Salary vs. Hourly Pay: What’s the Real Difference?
Understanding the difference between hourly and salary pay is crucial whether you’re negotiating a new job offer, evaluating benefits, or planning your financial future.
Criteria | Salaried Employees | Hourly Employees |
---|---|---|
Pay Structure | Fixed annual amount | Pay per hour worked |
Overtime Eligibility | Usually not eligible (exempt) | Eligible for overtime (non-exempt) |
Flexibility | Less flexible | More control over hours |
Benefits | Often included | May be limited or optional |
Paycheck Consistency | Same amount each pay period | Varies depending on hours worked |
To convert your hourly wage into an annual salary, use the following formula:
Hourly Rate × Hours Worked Per Week × 52 Weeks = Annual Salary
These examples assume a standard 40-hour workweek and no unpaid time off.
If you’re earning a fixed annual salary and want to understand your equivalent hourly wage, use this formula:
Annual Salary ÷ Total Hours Worked per Year = Hourly Rate
Example:
Use 2,080 hours/year (40 hours × 52 weeks):
Annual Salary | Hourly Rate |
---|---|
$52,000 | $25.00 |
$75,000 | $36.06 |
$100,000 | $48.08 |
Both salary and hourly pay structures offer pros and cons.
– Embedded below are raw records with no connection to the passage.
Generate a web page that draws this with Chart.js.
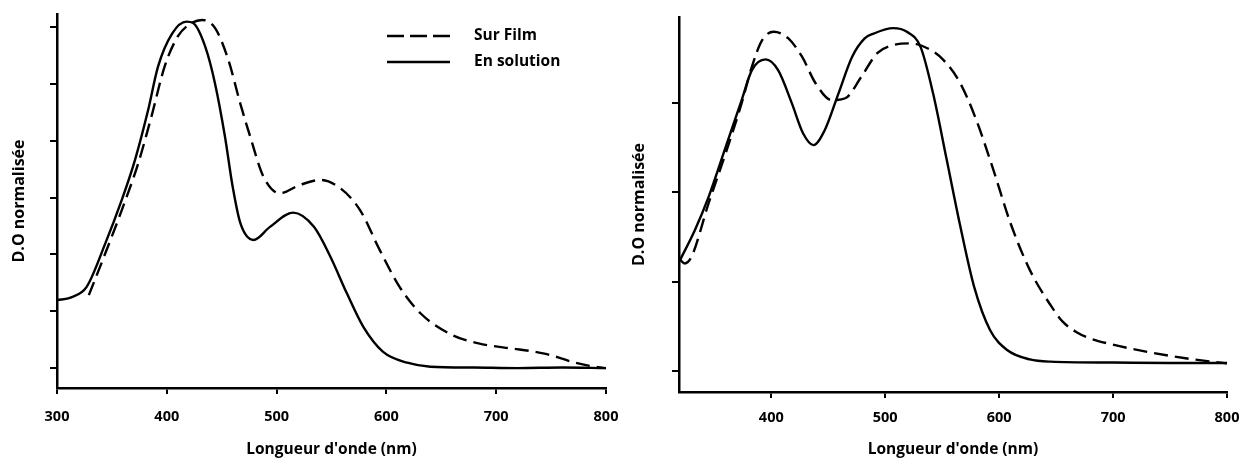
<!DOCTYPE html>
<html lang="fr">
<head>
<meta charset="utf-8">
<title>D.O normalisée</title>
<script src="https://cdn.jsdelivr.net/npm/chart.js@4/dist/chart.umd.min.js"></script>
<style>
    html, body { margin: 0; padding: 0; background: #fff; }
    #page { position: relative; width: 1242px; height: 459px; }
    .panneau { position: absolute; top: 0; height: 459px; }
    #panneauGauche { left: 0; width: 620px; }
    #panneauDroit { left: 620px; width: 622px; }
</style>
</head>
<body>
<div id="page">
    <div class="panneau" id="panneauGauche"><canvas id="graphiqueGauche"></canvas></div>
    <div class="panneau" id="panneauDroit"><canvas id="graphiqueDroit"></canvas></div>
</div>

<script>
// =============================
// DONNÉES
// =============================

const LABEL_FILM = 'Sur Film';
const LABEL_SOLUTION = 'En solution';

// Graphique de gauche
const gaucheSolutionX = [300, 313, 327, 344, 359, 371, 383, 392, 405, 418, 424, 435, 444, 453, 460, 467, 479, 494, 515, 534, 549, 564, 579, 597, 619, 640, 680, 720, 760, 800];
const gaucheSolutionY = [0.239, 0.249, 0.286, 0.439, 0.592, 0.732, 0.908, 1.061, 1.178, 1.219, 1.214, 1.131, 1.0, 0.814, 0.638, 0.51, 0.451, 0.497, 0.547, 0.497, 0.392, 0.263, 0.145, 0.057, 0.019, 0.005, 0.002, 0.0, 0.002, 0.0];

const gaucheFilmX = [329, 344, 359, 374, 386, 398, 410, 420, 432, 444, 456, 467, 476, 488, 503, 521, 540, 558, 576, 594, 612, 631, 660, 684, 714, 730, 744, 757, 769, 785, 800];
const gaucheFilmY = [0.257, 0.404, 0.556, 0.721, 0.885, 1.061, 1.167, 1.208, 1.225, 1.196, 1.085, 0.93, 0.814, 0.674, 0.615, 0.644, 0.662, 0.633, 0.556, 0.415, 0.286, 0.193, 0.116, 0.087, 0.069, 0.061, 0.051, 0.037, 0.022, 0.008, 0.0];

const gaucheTicksX = [300, 400, 500, 600, 700, 800];
const gaucheTicksY = [0, 0.2, 0.4, 0.6, 0.8, 1.0, 1.2];

// Graphique de droite
const droiteSolutionX = [320, 333, 345, 360, 374, 383, 395, 406, 418, 428, 437, 447, 459, 471, 482, 490, 507, 519, 531, 542, 554, 566, 578, 592, 607, 627, 645, 700, 750, 800];
const droiteSolutionY = [0.249, 0.316, 0.390, 0.502, 0.607, 0.674, 0.698, 0.674, 0.600, 0.532, 0.506, 0.540, 0.622, 0.704, 0.745, 0.756, 0.768, 0.760, 0.726, 0.622, 0.473, 0.323, 0.189, 0.092, 0.047, 0.026, 0.021, 0.019, 0.018, 0.018];

const droiteFilmX = [320, 324, 330, 345, 360, 374, 383, 392, 402, 415, 427, 439, 453, 465, 479, 493, 507, 522, 537, 551, 566, 580, 595, 610, 627, 645, 656, 668, 680, 695, 730, 765, 800];
const droiteFilmY = [0.249, 0.241, 0.256, 0.376, 0.488, 0.600, 0.682, 0.741, 0.760, 0.745, 0.704, 0.644, 0.607, 0.611, 0.659, 0.712, 0.730, 0.734, 0.723, 0.697, 0.644, 0.562, 0.450, 0.331, 0.226, 0.148, 0.110, 0.087, 0.073, 0.062, 0.043, 0.028, 0.017];

const droiteTicksX = [400, 500, 600, 700, 800];
const droiteTicksY = [0, 0.2, 0.4, 0.6];


// =============================
// FONCTIONS AUXILIAIRES
// =============================

const POLICE = '"Open Sans", "DejaVu Sans", sans-serif';

function construirePoints(xs, ys) {
    return xs.map((x, i) => ({ x: x, y: ys[i] }));
}

function construireSerie(label, xs, ys, pointille) {
    return {
        label: label,
        data: construirePoints(xs, ys),
        borderColor: '#000',
        borderWidth: 2.4,
        borderDash: pointille ? [14, 7] : [],
        pointRadius: 0,
        fill: false,
        cubicInterpolationMode: 'monotone'
    };
}

// légende dessinée dans la zone du graphique (en haut à droite)
const legendeInterne = {
    id: 'legendeInterne',
    afterDraw(chart, args, opts) {
        if (!opts.afficher) return;

        const ctx = chart.ctx;
        const zone = chart.chartArea;

        ctx.save();
        chart.data.datasets.forEach((serie, i) => {
            const x = zone.right - opts.decalageDroite;
            const y = zone.top + opts.decalageHaut + i * opts.interligne;

            ctx.beginPath();
            ctx.setLineDash(serie.borderDash.length ? [17, 6] : []);
            ctx.lineWidth = serie.borderWidth;
            ctx.strokeStyle = serie.borderColor;
            ctx.moveTo(x, y);
            ctx.lineTo(x + opts.longueur, y);
            ctx.stroke();

            ctx.setLineDash([]);
            ctx.fillStyle = '#000';
            ctx.font = 'bold 15.5px ' + POLICE;
            ctx.textBaseline = 'middle';
            ctx.textAlign = 'left';
            ctx.fillText(serie.label, x + opts.longueur + 24, y);
        });
        ctx.restore();
    }
};

function creerGraphique(idCanvas, series, reglages) {
    const ctx = document.getElementById(idCanvas);

    return new Chart(ctx, {
        type: 'line',
        data: { datasets: series },
        options: {
            responsive: true,
            maintainAspectRatio: false,
            animation: false,
            events: [],
            layout: {
                padding: { top: reglages.hautZone, right: reglages.droiteZone, bottom: 0, left: 0 }
            },
            plugins: {
                legend: { display: false },
                tooltip: { enabled: false },
                legendeInterne: reglages.legende
            },
            scales: {
                x: {
                    type: 'linear',
                    min: reglages.xMin,
                    max: reglages.xMax,
                    afterBuildTicks: axe => { axe.ticks = reglages.ticksX.map(v => ({ value: v })); },
                    afterFit: axe => {
                        axe.height = reglages.hauteurAxeX;
                        axe.paddingLeft = 0;
                        axe.paddingRight = 0;
                    },
                    border: { display: true, color: '#000', width: 2.5 },
                    grid: { drawOnChartArea: false, drawTicks: true, tickLength: 6, color: '#000', lineWidth: 2 },
                    ticks: {
                        color: '#000',
                        padding: reglages.espaceTicksX,
                        maxRotation: 0,
                        font: { family: POLICE, size: 14.5, weight: 'bold' }
                    },
                    title: {
                        display: true,
                        text: "Longueur d'onde (nm)",
                        color: '#000',
                        padding: { top: 0, bottom: 0 },
                        font: { family: POLICE, size: 15.5, weight: 'bold' }
                    }
                },
                y: {
                    type: 'linear',
                    min: reglages.yMin,
                    max: reglages.yMax,
                    afterBuildTicks: axe => { axe.ticks = reglages.ticksY.map(v => ({ value: v })); },
                    afterFit: axe => { axe.width = reglages.largeurAxeY; },
                    border: { display: true, color: '#000', width: 2.5 },
                    grid: { drawOnChartArea: false, drawTicks: true, tickLength: 7, color: '#000', lineWidth: 2 },
                    ticks: { display: false },
                    title: {
                        display: true,
                        text: 'D.O normalisée',
                        color: '#000',
                        padding: { top: 10, bottom: 0 },
                        font: { family: POLICE, size: 16, weight: 'bold' }
                    }
                }
            }
        },
        plugins: [legendeInterne]
    });
}


// =============================
// INITIALISATION
// =============================

document.addEventListener('DOMContentLoaded', () => {
    creerGraphique('graphiqueGauche', [
        construireSerie(LABEL_FILM, gaucheFilmX, gaucheFilmY, true),
        construireSerie(LABEL_SOLUTION, gaucheSolutionX, gaucheSolutionY, false)
    ], {
        xMin: 300, xMax: 800,
        yMin: -0.070, yMax: 1.246,
        ticksX: gaucheTicksX, ticksY: gaucheTicksY,
        hautZone: 14, droiteZone: 14,
        hauteurAxeX: 71, largeurAxeY: 57,
        espaceTicksX: 14,
        legende: { afficher: true, decalageDroite: 219, decalageHaut: 22, interligne: 26, longueur: 63 }
    });

    creerGraphique('graphiqueDroit', [
        construireSerie(LABEL_FILM, droiteFilmX, droiteFilmY, true),
        construireSerie(LABEL_SOLUTION, droiteSolutionX, droiteSolutionY, false)
    ], {
        xMin: 319, xMax: 800,
        yMin: -0.047, yMax: 0.793,
        ticksX: droiteTicksX, ticksY: droiteTicksY,
        hautZone: 17, droiteZone: 15,
        hauteurAxeX: 67, largeurAxeY: 59,
        espaceTicksX: 11,
        legende: { afficher: false }
    });
});
</script>
</body>
</html>
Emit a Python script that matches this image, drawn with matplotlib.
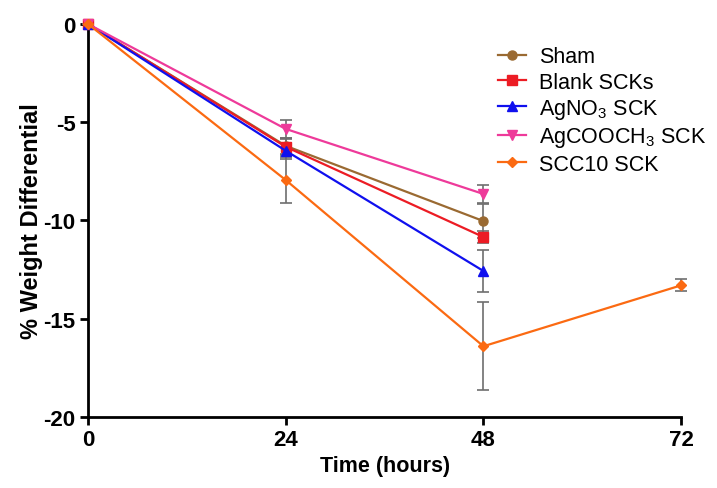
import numpy as np
import matplotlib.pyplot as plt

plt.rcParams['font.family'] = ['Liberation Sans', 'DejaVu Sans']
plt.rcParams['mathtext.fontset'] = 'custom'
plt.rcParams['mathtext.rm'] = 'Liberation Sans'
plt.rcParams['mathtext.it'] = 'Liberation Sans:italic'
plt.rcParams['mathtext.bf'] = 'Liberation Sans:bold'
plt.rcParams['axes.unicode_minus'] = False

# datos
horas = [0, 24, 48]
horas_scc = [0, 24, 48, 72]

sham = [0, -6.2, -10.03]
sham_err = [0, 0.4, 0.87]
blank = [0, -6.25, -10.84]
blank_err = [0, 0.4, 0.3]
agno3 = [0, -6.45, -12.57]
agno3_err = [0, 0.4, 1.05]
agcooch3 = [0, -5.34, -8.65]
agcooch3_err = [0, 0.47, 0.45]
scc10 = [0, -7.94, -16.4, -13.3]
scc10_err = [0, 1.15, 2.25, 0.3]

series = [
    ('Sham', horas, sham, sham_err, '#9a6a32', 'o'),
    ('Blank SCKs', horas, blank, blank_err, '#ec1c24', 's'),
    ('AgNO$_3$ SCK', horas, agno3, agno3_err, '#1010ee', '^'),
    ('AgCOOCH$_3$ SCK', horas, agcooch3, agcooch3_err, '#ee3a9a', 'v'),
    ('SCC10 SCK', horas_scc, scc10, scc10_err, '#fb6a12', 'D'),
]

fig = plt.figure(figsize=(7.17, 4.89), dpi=100)
ax = fig.add_axes([0.1227, 0.1452, 0.8273, 0.8037])

for nombre, x, y, err, color, mk in series:
    ax.errorbar(x, y, yerr=err, fmt='none', ecolor='#6e6e6e', elinewidth=1.2,
                capsize=4.5, capthick=1.2, zorder=2, clip_on=False)
for nombre, x, y, err, color, mk in series:
    ms = 5.5 if mk == 'D' else 6.5
    ax.plot(x, y, color=color, marker=mk, ms=ms, lw=1.6, label=nombre,
            zorder=3, clip_on=False)

ax.set_xlim(0, 72)
ax.set_ylim(-20, 0)
ax.set_xticks([0, 24, 48, 72])
ax.set_yticks([0, -5, -10, -15, -20])
for s in ['top', 'right']:
    ax.spines[s].set_visible(False)
for s in ['left', 'bottom']:
    ax.spines[s].set_linewidth(2.0)
ax.tick_params(width=2.0, length=6, direction='out', labelsize=16, pad=3)
for lab in ax.get_xticklabels() + ax.get_yticklabels():
    lab.set_fontweight('bold')

ax.set_xlabel('Time (hours)', fontsize=15.5, fontweight='bold', labelpad=3)
ax.set_ylabel('% Weight Differential', fontsize=17, fontweight='bold', labelpad=0)

ax.legend(loc='upper left', bbox_to_anchor=(0.677, 0.965), frameon=False,
          fontsize=15.5, handlelength=1.3, handletextpad=0.6, labelspacing=0.2,
          borderaxespad=0)

fig.savefig('out.png', dpi=100)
Your ideal option depends on your career stage, lifestyle, and financial goals.
All calculations provided here reflect gross income before deductions like taxes, insurance, or retirement contributions. Always check your net or take-home pay when budgeting.
Whether you’re switching from hourly to salary or vice versa, understanding your true earning power can empower better job negotiations, smarter budgeting, and long-term financial planning.